Thanks for the post acanella. I think it is an important troubleshooting point so I have made a generic post for everyone:
To troubleshoot throughput bottlenecks, the first two likely causes will either be CPU or Disk:
1) For VM's test vCPU contention by reserving e.g. 2000 Mhz to the VM. Assign a minimum of 4 vCPU cores. Test whether throughput increases. Also switch to 'low' optimization on both ends to determine what the peak optimization throughput is. Generally 'low' should produce 5-10 times the throughput of 'high'.
2) If the extra cpu Mhz, cpu cores are not making a difference in 'high' and 'low' is working at a high throughput rate, then the disk is most likely the cause. If it is a USB appliance, look at mounting the datastore on a physical disk. If performance is key, use SSD drives. If USB is the only option, go with a quality USB-3. In virtual environments, try to keep the storage drive as close as possible to the VM. E.g. 20-30ms latency on network storage is definitely going to slow dedup down. This is because when there is a match, it has to read the data from the disk (More RAM means less disk access).

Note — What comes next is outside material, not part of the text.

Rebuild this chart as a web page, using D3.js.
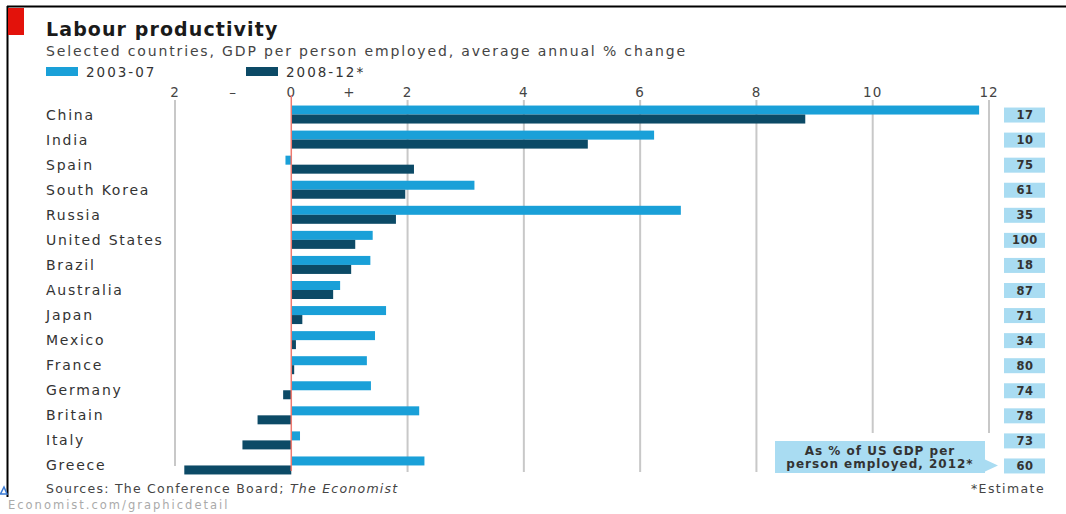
<!DOCTYPE html>
<html>
<head>
<meta charset="utf-8">
<script src="https://cdn.jsdelivr.net/npm/d3@7"></script>
<style>
  body { margin: 0; background: #fff; }
  text { font-family: "DejaVu Sans", sans-serif; }
</style>
</head>
<body>
<div id="chart"></div>
<script>
// data
var countries = ["China", "India", "Spain", "South Korea", "Russia", "United States", "Brazil",
    "Australia", "Japan", "Mexico", "France", "Germany", "Britain", "Italy", "Greece"];
var growth0307 = [11.83, 6.24, -0.1, 3.15, 6.7, 1.4, 1.36, 0.84, 1.63, 1.44, 1.3, 1.37, 2.2, 0.15, 2.29];
var growth0812 = [8.84, 5.1, 2.11, 1.96, 1.8, 1.1, 1.03, 0.72, 0.19, 0.08, 0.05, -0.14, -0.58, -0.84, -1.84];
var pctOfUS = [17, 10, 75, 61, 35, 100, 18, 87, 71, 34, 80, 74, 78, 73, 60];
var tickValues = [-2, -1, 0, 1, 2, 4, 6, 8, 10, 12];
var tickLabels = ["2", "–", "0", "+", "2", "4", "6", "8", "10", "12"];

var light = "#1aa0d8", dark = "#0c4a66", boxBlue = "#a9dcf2";

var svg = d3.select('#chart').append('svg')
    .attr('width', 1066)
    .attr('height', 514);

// frame
svg.append('line').attr('x1', 7).attr('x2', 1066).attr('y1', 6.5).attr('y2', 6.5)
    .attr('stroke', '#000').attr('stroke-width', 2);
svg.append('line').attr('x1', 7.5).attr('x2', 7.5).attr('y1', 6).attr('y2', 497)
    .attr('stroke', '#000').attr('stroke-width', 2);
svg.append('rect').attr('x', 8).attr('y', 8).attr('width', 16).attr('height', 27).attr('fill', '#e3120b');

// titles
svg.append('text').attr('x', 46).attr('y', 36).text('Labour productivity')
    .attr('font-size', 19).attr('letter-spacing', 1.1).attr('font-weight', 'bold').attr('fill', '#1a1a1a');
svg.append('text').attr('x', 46).attr('y', 56).text('Selected countries, GDP per person employed, average annual % change')
    .attr('font-size', 14).attr('letter-spacing', 1.85).attr('fill', '#444');

// legend
var legend = [{ c: light, t: '2003-07', x: 46 }, { c: dark, t: '2008-12*', x: 246 }];
legend.forEach(function (d) {
    svg.append('rect').attr('x', d.x).attr('y', 67).attr('width', 32).attr('height', 9).attr('fill', d.c);
    svg.append('text').attr('x', d.x + 40).attr('y', 77).text(d.t)
        .attr('font-size', 13.5).attr('letter-spacing', 2).attr('fill', '#333');
});

// scales
var x = d3.scaleLinear().domain([-2, 12]).range([175, 989]);
var y = d3.scaleBand().domain(countries).range([102, 478]);
var rowH = y.bandwidth();

// gridlines
var gridEnds = { "-2": 466, "2": 472, "4": 472, "6": 472, "8": 472, "10": 433, "12": 433 };
[-2, 2, 4, 6, 8, 10, 12].forEach(function (v) {
    svg.append('line').attr('x1', x(v)).attr('x2', x(v)).attr('y1', 100).attr('y2', gridEnds[v])
        .attr('stroke', '#c8c8c8').attr('stroke-width', 2);
});

// tick labels
svg.selectAll('text.tick').data(tickValues).enter().append('text')
    .attr('class', 'tick')
    .attr('x', function (d) { return x(d); })
    .attr('y', 97)
    .attr('text-anchor', 'middle')
    .attr('font-size', 13.5)
    .attr('letter-spacing', 1)
    .attr('fill', '#444')
    .text(function (d, i) { return tickLabels[i]; });

// bars
var rows = countries.map(function (c, i) {
    return { name: c, a: growth0307[i], b: growth0812[i], p: pctOfUS[i] };
});

svg.selectAll('rect.a').data(rows).enter().append('rect')
    .attr('class', 'a')
    .attr('x', function (d) { return x(Math.min(0, d.a)); })
    .attr('y', function (d) { return y(d.name) + rowH / 2 - 9; })
    .attr('width', function (d) { return Math.abs(x(d.a) - x(0)); })
    .attr('height', 9)
    .attr('fill', light);

svg.selectAll('rect.b').data(rows).enter().append('rect')
    .attr('class', 'b')
    .attr('x', function (d) { return x(Math.min(0, d.b)); })
    .attr('y', function (d) { return y(d.name) + rowH / 2; })
    .attr('width', function (d) { return Math.abs(x(d.b) - x(0)); })
    .attr('height', 9)
    .attr('fill', dark);

// zero line
svg.append('line').attr('x1', x(0)).attr('x2', x(0)).attr('y1', 95).attr('y2', 471)
    .attr('stroke', '#ee7a70').attr('stroke-width', 1.5);

// country labels
svg.selectAll('text.country').data(rows).enter().append('text')
    .attr('class', 'country')
    .attr('x', 46)
    .attr('y', function (d) { return y(d.name) + rowH / 2 + 5; })
    .attr('font-size', 14)
    .attr('letter-spacing', 1.75)
    .attr('fill', '#333')
    .text(function (d) { return d.name; });

// % of US boxes
svg.selectAll('rect.pbox').data(rows).enter().append('rect')
    .attr('class', 'pbox')
    .attr('x', 1004)
    .attr('y', function (d) { return y(d.name) + rowH / 2 - 7; })
    .attr('width', 41)
    .attr('height', 15)
    .attr('fill', boxBlue);
svg.selectAll('text.pval').data(rows).enter().append('text')
    .attr('class', 'pval')
    .attr('x', 1025)
    .attr('y', function (d) { return y(d.name) + rowH / 2 + 4.5; })
    .attr('text-anchor', 'middle')
    .attr('font-size', 11.5)
    .attr('letter-spacing', 0.6)
    .attr('font-weight', 'bold')
    .attr('fill', '#333')
    .text(function (d) { return d.p; });

// annotation
var ay = y("Greece") + rowH / 2;
svg.append('path')
    .attr('d', 'M775,441 L985,441 L985,' + (ay - 6) + ' L998,' + ay + ' L985,' + (ay + 6) + ' L985,473 L775,473 Z')
    .attr('fill', boxBlue);
svg.append('text').attr('x', 880).attr('y', 455).attr('text-anchor', 'middle')
    .attr('font-size', 12).attr('letter-spacing', 1).attr('font-weight', 'bold').attr('fill', '#333').text('As % of US GDP per');
svg.append('text').attr('x', 880).attr('y', 468).attr('text-anchor', 'middle')
    .attr('font-size', 12).attr('letter-spacing', 1).attr('font-weight', 'bold').attr('fill', '#333').text('person employed, 2012*');

// footer
var src = svg.append('text').attr('x', 46).attr('y', 493).attr('font-size', 12.5)
    .attr('letter-spacing', 1.25).attr('fill', '#444');
src.append('tspan').text('Sources: The Conference Board; ');
src.append('tspan').attr('font-style', 'italic').text('The Economist');
svg.append('text').attr('x', 1045).attr('y', 493).attr('text-anchor', 'end')
    .attr('font-size', 12.5).attr('letter-spacing', 1.4).attr('fill', '#444').text('*Estimate');
svg.append('text').attr('x', 8).attr('y', 509).attr('font-size', 11.5).attr('letter-spacing', 2)
    .attr('fill', '#aaa').text('Economist.com/graphicdetail');
svg.append('path').attr('d', 'M0.5,494 L4,487 L7,494 Z').attr('fill', 'none').attr('stroke', '#3a7bd5').attr('stroke-width', 1.5);
</script>
</body>
</html>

In other words network storage might be ultra fast, but if the latency is high, throughput will be affected.
Also keep in mind that the receiving end might also be a bottleneck. For example if one side is configured with a latest Xeon with SSD drives but the receiving end is powered by a Celeron M 900 Mhz running the datastore on Compact Flash, it will hold throughput back, for sure.